The 28-year-old from Nottingham believes that Calzaghe did the equivalent of this on Saturday night when things didn’t go according to plan.

“To begin with he threw everything he could at Ashira looking for the early knockout, but I reckon he soon realised that he probably wouldn’t get him out of there,“ Froch said. “It honestly looked to me as if the fight went out of him early doors.

“Then he started boxing with only one hand, to my mind he turned the fight into a glorified sparring session. I don’t think that’s acceptable, even if he did suffer an injury.

“If you ask me he should have bitten down on his gumshield and just gone on with putting on a proper fight. The adrenaline would have got him through. If the hand was broken, it was broken; he couldn’t have made it any worse.

“Instead, I believe Joe cried off. I feel he refused the challenge and took the easy route, even though he was headlining a live show on TV and was there to entertain potentially millions of fans.

“I think we are all in trouble if boxers like this are spearheading the return of terrestrial broadcasters to the sport.”

Froch is in a position to criticise, given that he knows a thing or two about hand injuries.
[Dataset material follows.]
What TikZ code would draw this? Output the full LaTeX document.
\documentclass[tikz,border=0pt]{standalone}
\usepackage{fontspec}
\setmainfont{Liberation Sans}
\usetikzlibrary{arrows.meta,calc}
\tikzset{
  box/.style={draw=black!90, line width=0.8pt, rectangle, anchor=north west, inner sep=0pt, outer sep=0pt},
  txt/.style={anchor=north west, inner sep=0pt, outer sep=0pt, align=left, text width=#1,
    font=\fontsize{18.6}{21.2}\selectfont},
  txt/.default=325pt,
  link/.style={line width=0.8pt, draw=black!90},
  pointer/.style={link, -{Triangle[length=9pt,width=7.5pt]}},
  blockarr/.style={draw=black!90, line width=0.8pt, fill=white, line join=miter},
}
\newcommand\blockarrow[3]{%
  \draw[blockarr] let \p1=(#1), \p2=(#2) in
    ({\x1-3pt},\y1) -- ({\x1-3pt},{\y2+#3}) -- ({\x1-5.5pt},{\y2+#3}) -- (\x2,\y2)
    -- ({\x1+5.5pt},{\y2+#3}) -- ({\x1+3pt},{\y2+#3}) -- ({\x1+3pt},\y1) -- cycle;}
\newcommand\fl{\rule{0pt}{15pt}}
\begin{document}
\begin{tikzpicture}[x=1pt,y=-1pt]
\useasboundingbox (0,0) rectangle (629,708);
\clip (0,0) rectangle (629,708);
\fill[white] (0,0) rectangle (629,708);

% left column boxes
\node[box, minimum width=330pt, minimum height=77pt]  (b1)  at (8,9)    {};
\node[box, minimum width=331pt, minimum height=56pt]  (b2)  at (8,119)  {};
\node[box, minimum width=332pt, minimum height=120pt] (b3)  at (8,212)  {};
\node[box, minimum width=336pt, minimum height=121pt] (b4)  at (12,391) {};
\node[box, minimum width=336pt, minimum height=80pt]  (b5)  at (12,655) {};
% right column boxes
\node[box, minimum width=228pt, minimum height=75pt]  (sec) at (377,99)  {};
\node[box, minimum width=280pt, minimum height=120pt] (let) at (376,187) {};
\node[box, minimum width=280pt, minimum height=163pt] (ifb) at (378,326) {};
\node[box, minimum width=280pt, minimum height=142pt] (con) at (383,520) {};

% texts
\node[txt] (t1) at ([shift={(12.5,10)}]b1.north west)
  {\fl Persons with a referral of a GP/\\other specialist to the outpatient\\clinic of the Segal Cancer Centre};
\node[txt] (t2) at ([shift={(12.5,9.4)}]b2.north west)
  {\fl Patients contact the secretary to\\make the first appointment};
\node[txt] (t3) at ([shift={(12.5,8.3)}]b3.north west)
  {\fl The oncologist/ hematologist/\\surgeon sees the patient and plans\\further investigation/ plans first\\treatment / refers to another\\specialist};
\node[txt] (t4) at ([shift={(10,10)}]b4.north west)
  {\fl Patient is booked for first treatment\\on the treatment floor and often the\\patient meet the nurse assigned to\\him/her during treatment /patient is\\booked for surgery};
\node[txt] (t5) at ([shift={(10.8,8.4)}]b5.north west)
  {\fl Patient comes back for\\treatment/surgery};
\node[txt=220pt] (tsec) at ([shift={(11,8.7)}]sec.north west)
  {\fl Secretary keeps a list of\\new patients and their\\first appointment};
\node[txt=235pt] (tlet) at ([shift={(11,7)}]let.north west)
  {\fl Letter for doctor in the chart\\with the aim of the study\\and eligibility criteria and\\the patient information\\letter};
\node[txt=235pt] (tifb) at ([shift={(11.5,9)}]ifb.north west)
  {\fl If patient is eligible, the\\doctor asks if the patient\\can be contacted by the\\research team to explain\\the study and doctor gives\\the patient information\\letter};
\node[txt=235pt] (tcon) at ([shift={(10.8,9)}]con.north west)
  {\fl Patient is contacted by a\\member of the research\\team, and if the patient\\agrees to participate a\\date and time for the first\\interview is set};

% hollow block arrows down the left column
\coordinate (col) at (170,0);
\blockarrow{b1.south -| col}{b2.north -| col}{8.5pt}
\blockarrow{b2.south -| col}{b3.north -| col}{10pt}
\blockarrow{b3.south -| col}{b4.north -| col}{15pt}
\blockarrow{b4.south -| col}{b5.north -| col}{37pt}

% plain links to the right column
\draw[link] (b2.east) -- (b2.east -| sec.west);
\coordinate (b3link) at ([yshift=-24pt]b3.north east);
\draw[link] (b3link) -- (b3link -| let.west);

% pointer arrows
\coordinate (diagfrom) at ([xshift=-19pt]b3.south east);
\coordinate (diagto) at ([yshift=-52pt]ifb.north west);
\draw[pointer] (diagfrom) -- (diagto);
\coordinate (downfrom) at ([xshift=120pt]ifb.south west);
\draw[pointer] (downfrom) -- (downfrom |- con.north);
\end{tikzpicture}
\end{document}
“When I fought Henry Porras in Hollywood in April I suffered similar damage to my hand,” Froch explained. “I split a capsule on my knuckle in the fourth round.

“It hurt like hell, but I carried on using it. I was there to fight, to do a job. Nothing was going to stop me.

“After a while, the pain went to the back of my mind. It went numb; that’s how I know the effect of adrenaline.

“I went on to stop Porras in eight rounds – and he was an established super middleweight operator.

“He had a deserved #11 ranking with the WBC, one of the most prestigious governing bodies, whereas I don’t feel Ashira had earned his #10 position with the WBO.

“Whilst from what I can tell Ashira hadn’t fought one single name at super middleweight, Porras gave championship contenders Otis Grant and Danilo Haussler all they could handle over the distance and was unlucky to be stopped by now WBA champion Mikkel Kessler.

“I believe Porras was a far tougher opponent than Ashira, even though I didn’t need for there to be a “world’ title on the line when I fought him – we called it a 10-round International fight.

“Yet I dealt with him in sensational style, with only one good hand.

“If you want proof of that you can see the fight in full on British Eurosport at 7pm on Tuesday 27th September. It will be the first time it has ever been shown in Britain.”

Following his US debut Froch was advised to have surgery immediately. He was more concerned, however, with getting a mandatory defence of his British title out of the way.

“I could have postponed the Matthew Barney fight in July,” he added. “But it had been on the cards for a while and Barney had been shouting his mouth off, so I couldn’t wait to shut him up.

“There was also a TV date in place and a sell-out expected at the Nottingham Arena. I didn’t want to let anyone down, so I booked the surgery for a week after the fight, had two injections and got on with giving him a sound beating.

“Unlike on Saturday night the injury wasn’t mentioned once. And you certainly didn’t see me walking around after the fight waving my hand about.”

Froch finished: “Joe’s injury may have ruled him out of the Lacy contest in November, but in my opinion there is only one super middleweight star in this country who is up for that job anyway.

“I will be targeting Lacy once I am fully fit again. I want to fly the flag for Britain by taking on and beating the world’s best. Just sit back, enjoy the ride and watch me unify the division.”